§ **Input rows**
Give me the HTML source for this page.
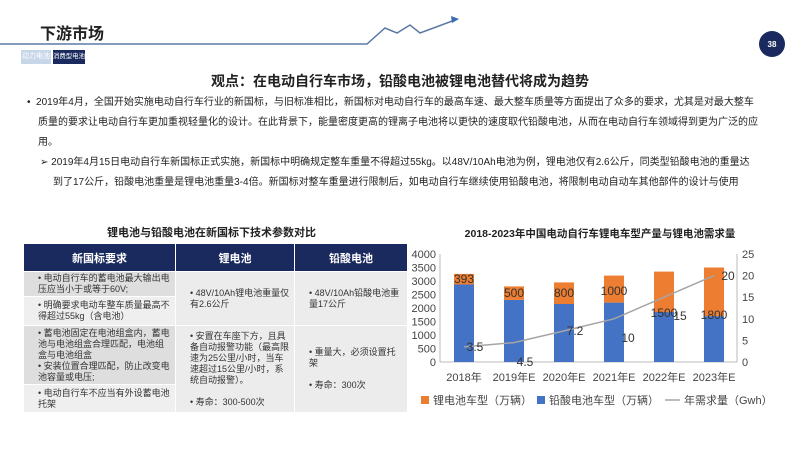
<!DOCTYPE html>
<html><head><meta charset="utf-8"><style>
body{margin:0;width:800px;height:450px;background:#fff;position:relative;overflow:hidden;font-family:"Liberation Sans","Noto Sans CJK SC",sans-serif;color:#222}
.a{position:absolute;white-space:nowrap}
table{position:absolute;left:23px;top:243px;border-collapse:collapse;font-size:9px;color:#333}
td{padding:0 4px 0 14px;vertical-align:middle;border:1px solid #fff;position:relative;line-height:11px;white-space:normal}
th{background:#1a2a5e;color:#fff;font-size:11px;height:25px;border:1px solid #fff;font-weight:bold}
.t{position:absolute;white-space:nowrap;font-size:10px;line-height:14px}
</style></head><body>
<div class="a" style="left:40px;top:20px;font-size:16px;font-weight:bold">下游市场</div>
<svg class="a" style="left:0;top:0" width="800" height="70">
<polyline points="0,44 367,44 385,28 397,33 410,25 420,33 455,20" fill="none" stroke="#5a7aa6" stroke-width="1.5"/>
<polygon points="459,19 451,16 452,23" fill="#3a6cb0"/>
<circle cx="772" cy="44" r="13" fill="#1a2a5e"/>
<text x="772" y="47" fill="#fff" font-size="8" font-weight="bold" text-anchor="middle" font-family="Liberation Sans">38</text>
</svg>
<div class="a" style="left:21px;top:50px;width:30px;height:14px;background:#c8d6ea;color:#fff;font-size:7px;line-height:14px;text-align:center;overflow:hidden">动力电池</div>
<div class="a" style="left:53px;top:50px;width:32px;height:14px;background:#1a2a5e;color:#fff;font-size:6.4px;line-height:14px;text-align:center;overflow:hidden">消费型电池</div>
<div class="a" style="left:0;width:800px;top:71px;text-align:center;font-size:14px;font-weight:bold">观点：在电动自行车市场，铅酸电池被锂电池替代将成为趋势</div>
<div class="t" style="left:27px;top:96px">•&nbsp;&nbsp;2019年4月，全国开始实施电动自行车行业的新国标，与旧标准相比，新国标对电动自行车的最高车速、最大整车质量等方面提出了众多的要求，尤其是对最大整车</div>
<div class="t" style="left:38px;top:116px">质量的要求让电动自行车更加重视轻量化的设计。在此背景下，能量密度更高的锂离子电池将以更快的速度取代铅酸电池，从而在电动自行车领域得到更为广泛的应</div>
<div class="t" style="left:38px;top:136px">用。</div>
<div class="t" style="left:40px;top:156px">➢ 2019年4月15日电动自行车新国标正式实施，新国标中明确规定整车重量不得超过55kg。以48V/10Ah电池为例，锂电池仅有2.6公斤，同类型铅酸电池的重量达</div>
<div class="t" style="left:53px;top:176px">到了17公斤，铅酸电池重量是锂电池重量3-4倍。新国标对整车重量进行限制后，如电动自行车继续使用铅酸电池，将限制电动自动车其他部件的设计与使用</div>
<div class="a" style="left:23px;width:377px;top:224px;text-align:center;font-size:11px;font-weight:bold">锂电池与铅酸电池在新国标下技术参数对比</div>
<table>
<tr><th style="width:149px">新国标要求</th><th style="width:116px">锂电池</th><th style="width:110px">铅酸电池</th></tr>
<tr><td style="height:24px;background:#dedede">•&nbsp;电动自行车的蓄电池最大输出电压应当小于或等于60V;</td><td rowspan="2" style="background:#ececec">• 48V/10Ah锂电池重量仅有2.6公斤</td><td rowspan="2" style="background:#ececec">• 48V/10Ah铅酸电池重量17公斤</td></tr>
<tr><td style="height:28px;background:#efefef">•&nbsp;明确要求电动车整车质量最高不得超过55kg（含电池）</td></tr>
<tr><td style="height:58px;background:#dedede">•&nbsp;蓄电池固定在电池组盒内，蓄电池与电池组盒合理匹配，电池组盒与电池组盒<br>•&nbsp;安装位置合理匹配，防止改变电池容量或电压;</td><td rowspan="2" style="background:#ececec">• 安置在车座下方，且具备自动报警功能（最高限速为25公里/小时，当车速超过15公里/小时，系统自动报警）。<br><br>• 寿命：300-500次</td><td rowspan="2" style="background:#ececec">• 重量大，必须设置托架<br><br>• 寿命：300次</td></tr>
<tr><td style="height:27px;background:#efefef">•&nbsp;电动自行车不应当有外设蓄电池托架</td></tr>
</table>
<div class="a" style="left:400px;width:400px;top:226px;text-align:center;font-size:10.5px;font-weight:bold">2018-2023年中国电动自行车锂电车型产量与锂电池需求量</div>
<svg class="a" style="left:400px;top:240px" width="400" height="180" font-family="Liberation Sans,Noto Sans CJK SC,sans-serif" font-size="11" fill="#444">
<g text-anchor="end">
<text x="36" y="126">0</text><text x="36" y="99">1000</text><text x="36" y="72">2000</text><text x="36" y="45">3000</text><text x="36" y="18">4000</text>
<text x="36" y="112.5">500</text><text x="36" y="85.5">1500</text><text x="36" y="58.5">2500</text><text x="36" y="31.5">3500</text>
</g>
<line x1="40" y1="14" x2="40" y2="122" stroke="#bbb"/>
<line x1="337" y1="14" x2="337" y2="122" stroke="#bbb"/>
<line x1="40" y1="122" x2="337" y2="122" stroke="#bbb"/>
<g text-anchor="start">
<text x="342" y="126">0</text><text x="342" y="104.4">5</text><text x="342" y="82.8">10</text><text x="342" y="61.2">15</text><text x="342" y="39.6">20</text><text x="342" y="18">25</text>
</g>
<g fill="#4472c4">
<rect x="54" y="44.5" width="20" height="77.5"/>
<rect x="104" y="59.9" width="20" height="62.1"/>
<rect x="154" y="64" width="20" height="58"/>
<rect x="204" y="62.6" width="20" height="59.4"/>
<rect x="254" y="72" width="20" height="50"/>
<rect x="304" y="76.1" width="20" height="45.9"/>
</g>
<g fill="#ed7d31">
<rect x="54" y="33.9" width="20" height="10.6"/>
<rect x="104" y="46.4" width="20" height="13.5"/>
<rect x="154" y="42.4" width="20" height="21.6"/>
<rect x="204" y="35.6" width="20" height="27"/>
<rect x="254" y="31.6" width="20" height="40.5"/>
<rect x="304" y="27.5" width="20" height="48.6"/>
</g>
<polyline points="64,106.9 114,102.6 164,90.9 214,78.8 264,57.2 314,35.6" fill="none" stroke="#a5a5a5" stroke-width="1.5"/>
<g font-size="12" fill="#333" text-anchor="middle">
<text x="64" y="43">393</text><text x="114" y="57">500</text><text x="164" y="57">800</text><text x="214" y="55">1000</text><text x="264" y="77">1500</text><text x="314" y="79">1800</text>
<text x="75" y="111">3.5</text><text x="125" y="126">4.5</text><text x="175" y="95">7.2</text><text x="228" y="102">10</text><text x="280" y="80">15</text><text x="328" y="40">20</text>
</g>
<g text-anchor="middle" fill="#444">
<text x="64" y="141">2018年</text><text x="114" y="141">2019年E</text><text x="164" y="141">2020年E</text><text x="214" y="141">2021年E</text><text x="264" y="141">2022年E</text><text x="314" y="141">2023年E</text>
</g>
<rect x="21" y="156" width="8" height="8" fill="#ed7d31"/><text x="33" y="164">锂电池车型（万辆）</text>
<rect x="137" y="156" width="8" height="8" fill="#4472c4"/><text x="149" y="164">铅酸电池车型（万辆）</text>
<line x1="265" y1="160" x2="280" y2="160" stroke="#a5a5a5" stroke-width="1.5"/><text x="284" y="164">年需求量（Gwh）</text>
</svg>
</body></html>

==

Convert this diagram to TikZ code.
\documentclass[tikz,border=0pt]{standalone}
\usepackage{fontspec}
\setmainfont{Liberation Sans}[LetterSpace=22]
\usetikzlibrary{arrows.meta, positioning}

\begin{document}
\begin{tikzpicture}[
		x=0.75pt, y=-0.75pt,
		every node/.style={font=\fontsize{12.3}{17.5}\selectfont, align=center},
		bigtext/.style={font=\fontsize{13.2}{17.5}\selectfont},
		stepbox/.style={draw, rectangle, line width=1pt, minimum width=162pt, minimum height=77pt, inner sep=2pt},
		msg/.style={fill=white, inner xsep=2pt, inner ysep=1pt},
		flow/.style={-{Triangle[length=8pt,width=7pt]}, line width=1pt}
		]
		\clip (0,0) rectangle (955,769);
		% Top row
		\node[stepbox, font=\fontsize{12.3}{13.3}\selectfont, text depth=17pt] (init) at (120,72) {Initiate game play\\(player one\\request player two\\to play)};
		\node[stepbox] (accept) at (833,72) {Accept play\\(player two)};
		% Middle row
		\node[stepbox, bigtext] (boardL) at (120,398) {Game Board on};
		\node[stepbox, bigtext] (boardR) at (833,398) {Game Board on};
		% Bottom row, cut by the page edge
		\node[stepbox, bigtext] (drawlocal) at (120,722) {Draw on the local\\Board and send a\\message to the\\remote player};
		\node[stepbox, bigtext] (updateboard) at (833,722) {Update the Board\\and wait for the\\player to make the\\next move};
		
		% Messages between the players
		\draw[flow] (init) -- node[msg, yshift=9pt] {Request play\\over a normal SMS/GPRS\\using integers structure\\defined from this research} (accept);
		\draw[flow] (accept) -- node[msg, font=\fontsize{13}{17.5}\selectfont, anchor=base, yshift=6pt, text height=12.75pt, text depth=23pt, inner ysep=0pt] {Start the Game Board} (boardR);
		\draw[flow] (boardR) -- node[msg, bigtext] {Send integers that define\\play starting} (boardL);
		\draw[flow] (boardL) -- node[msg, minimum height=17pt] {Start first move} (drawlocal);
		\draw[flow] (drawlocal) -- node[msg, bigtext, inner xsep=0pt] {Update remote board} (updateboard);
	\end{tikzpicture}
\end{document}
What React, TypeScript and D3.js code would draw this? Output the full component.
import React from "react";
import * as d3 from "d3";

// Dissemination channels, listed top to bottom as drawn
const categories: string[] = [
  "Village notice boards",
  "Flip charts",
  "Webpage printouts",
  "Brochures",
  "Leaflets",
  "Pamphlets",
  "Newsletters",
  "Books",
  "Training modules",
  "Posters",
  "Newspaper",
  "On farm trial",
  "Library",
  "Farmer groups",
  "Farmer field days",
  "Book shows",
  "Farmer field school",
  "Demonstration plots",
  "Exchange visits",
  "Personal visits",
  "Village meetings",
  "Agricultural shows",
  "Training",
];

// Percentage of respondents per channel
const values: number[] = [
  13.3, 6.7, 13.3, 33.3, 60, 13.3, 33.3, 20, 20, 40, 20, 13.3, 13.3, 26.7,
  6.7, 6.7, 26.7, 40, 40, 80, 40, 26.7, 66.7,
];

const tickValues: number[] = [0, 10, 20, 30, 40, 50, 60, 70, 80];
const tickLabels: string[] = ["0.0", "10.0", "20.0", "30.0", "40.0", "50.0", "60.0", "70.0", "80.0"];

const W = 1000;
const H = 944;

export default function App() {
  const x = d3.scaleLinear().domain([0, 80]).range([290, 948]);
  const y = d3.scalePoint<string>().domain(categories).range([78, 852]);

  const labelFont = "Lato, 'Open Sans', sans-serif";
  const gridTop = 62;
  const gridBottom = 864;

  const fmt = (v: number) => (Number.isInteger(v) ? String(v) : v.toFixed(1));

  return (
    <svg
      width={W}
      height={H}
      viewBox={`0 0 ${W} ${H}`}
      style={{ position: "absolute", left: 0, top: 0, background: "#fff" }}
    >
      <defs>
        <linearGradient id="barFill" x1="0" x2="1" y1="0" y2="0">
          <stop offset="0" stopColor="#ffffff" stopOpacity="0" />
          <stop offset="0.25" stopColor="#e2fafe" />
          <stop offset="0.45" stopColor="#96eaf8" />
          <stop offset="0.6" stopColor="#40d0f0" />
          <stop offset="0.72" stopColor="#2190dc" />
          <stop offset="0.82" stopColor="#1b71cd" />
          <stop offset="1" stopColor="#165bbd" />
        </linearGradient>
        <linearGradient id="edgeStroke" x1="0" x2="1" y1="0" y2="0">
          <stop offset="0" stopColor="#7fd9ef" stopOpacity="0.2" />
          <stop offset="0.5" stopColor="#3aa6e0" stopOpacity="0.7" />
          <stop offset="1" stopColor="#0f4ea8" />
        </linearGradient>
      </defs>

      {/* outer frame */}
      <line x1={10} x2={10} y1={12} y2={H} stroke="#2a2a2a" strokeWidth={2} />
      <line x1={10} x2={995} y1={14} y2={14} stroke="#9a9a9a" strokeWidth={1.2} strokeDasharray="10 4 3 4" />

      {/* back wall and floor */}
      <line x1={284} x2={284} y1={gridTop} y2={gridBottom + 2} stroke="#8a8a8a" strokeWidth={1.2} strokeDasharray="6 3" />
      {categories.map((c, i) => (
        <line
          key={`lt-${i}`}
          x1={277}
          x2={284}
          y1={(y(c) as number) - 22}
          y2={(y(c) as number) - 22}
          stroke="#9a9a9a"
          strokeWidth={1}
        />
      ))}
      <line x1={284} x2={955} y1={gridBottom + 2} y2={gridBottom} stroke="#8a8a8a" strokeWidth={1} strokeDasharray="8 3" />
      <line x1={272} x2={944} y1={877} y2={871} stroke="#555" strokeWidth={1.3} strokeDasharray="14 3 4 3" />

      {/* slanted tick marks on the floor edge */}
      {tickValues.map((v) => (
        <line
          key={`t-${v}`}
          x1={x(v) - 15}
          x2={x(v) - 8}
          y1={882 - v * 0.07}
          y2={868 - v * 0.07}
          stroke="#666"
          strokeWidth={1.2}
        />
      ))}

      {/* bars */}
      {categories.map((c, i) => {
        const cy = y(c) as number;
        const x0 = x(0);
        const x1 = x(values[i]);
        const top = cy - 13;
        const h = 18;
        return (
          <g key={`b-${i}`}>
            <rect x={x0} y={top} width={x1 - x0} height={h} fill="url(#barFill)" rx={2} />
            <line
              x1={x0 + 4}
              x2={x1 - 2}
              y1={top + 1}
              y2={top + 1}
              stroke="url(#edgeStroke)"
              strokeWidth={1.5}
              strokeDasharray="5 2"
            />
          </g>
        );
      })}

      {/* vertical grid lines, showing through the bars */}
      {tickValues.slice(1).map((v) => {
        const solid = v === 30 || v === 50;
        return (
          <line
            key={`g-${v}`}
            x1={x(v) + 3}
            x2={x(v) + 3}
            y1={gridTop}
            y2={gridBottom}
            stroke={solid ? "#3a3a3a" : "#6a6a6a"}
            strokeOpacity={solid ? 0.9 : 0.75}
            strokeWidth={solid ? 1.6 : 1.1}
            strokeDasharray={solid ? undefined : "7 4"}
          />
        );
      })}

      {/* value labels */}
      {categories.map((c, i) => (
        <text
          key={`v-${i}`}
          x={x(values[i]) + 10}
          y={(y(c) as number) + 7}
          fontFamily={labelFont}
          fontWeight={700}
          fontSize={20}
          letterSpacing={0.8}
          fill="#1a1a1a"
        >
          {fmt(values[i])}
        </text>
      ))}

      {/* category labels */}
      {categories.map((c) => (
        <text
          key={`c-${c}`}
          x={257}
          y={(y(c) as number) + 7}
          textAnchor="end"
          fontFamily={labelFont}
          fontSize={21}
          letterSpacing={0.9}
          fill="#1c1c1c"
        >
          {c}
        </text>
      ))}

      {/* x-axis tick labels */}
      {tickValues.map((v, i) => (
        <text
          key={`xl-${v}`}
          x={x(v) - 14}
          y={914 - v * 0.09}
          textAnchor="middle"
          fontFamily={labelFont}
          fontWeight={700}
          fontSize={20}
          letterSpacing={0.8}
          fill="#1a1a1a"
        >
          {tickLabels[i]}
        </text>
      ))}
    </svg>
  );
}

§ **Task to complete**
Return nothing except the number of lines that include the string "React".

§ **Solution**
2